Task data:
>> Begin

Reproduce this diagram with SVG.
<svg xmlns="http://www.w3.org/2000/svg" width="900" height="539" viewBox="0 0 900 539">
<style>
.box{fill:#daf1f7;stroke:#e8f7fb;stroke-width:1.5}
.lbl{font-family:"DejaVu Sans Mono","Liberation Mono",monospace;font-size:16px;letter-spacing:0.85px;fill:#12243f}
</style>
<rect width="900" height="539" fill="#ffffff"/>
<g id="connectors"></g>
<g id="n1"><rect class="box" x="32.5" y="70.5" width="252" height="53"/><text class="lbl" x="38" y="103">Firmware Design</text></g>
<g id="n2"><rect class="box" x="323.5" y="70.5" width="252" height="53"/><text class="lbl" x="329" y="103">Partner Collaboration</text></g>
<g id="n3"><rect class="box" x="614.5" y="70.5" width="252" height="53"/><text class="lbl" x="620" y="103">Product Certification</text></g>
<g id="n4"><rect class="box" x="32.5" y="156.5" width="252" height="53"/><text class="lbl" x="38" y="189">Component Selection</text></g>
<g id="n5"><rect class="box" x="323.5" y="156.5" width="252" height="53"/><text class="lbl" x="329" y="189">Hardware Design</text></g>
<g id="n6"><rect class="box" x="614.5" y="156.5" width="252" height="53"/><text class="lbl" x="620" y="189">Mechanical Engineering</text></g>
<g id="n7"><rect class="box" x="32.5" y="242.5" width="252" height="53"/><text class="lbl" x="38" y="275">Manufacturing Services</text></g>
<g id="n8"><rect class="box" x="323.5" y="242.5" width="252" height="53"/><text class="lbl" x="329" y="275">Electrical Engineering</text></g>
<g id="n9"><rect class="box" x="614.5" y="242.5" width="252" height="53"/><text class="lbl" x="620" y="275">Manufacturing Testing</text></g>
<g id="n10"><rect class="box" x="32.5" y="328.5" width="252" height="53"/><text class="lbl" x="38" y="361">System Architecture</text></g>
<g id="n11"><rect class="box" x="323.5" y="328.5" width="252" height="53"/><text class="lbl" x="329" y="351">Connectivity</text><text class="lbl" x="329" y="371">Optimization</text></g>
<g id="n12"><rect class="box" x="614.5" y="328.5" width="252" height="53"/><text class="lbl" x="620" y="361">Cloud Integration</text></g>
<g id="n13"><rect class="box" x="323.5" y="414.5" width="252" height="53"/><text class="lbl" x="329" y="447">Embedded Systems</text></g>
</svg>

>> End
>> Begin

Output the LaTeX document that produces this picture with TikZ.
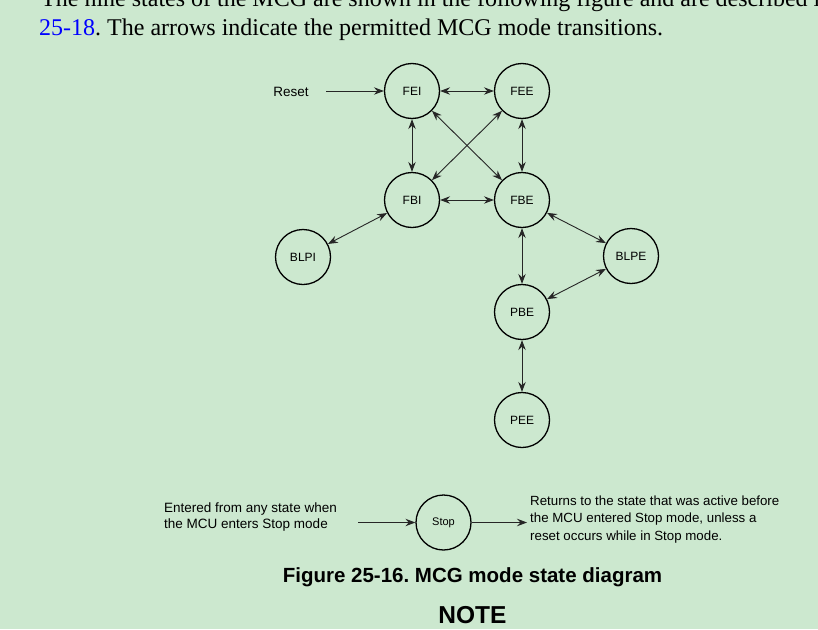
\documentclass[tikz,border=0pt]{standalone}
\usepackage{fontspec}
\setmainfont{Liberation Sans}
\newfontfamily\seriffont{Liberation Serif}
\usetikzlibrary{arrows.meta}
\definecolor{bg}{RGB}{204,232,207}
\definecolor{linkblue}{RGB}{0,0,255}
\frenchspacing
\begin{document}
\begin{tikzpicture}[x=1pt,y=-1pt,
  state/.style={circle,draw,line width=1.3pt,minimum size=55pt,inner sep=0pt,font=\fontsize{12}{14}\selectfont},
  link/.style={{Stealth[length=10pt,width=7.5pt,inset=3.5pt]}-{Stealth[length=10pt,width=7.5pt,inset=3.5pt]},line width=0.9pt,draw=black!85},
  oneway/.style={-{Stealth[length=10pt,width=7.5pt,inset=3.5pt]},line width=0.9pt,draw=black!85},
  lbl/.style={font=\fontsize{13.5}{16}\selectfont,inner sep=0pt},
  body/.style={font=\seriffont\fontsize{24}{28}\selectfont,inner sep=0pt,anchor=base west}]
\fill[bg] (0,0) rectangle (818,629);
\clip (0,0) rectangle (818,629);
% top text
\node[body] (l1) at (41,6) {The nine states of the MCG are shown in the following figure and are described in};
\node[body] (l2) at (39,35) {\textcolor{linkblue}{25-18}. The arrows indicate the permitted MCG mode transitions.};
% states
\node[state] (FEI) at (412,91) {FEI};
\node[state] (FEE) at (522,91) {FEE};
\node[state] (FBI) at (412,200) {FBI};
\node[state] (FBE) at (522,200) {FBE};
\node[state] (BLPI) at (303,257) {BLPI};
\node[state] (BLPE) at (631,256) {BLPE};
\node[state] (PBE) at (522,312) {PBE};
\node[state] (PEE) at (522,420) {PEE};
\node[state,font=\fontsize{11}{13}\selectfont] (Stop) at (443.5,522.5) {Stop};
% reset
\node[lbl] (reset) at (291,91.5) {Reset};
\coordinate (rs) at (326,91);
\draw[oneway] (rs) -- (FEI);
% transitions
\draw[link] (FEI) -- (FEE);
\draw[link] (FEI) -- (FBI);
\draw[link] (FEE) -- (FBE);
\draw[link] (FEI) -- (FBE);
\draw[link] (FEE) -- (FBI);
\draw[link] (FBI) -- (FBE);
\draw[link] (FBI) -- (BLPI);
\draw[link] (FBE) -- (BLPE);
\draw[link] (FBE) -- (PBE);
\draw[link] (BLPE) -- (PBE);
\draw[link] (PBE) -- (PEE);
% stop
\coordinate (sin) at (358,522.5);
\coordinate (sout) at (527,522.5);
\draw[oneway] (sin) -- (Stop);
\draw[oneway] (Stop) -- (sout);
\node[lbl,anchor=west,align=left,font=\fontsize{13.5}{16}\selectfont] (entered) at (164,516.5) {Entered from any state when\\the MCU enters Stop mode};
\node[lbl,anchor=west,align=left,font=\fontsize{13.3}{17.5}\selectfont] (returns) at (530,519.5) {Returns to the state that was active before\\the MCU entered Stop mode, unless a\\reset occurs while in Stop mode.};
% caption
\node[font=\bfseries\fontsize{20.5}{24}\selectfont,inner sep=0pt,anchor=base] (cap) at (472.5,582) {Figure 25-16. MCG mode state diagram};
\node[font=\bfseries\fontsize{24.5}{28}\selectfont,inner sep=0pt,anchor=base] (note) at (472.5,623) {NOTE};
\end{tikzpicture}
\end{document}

>> End

Copy out every line where the word "that" occurs.

Solved problem:
Output the LaTeX document that produces this picture with TikZ.
\node[lbl,anchor=west,align=left,font=\fontsize{13.3}{17.5}\selectfont] (returns) at (530,519.5) {Returns to the state that was active before\\the MCU entered Stop mode, unless a\\reset occurs while in Stop mode.};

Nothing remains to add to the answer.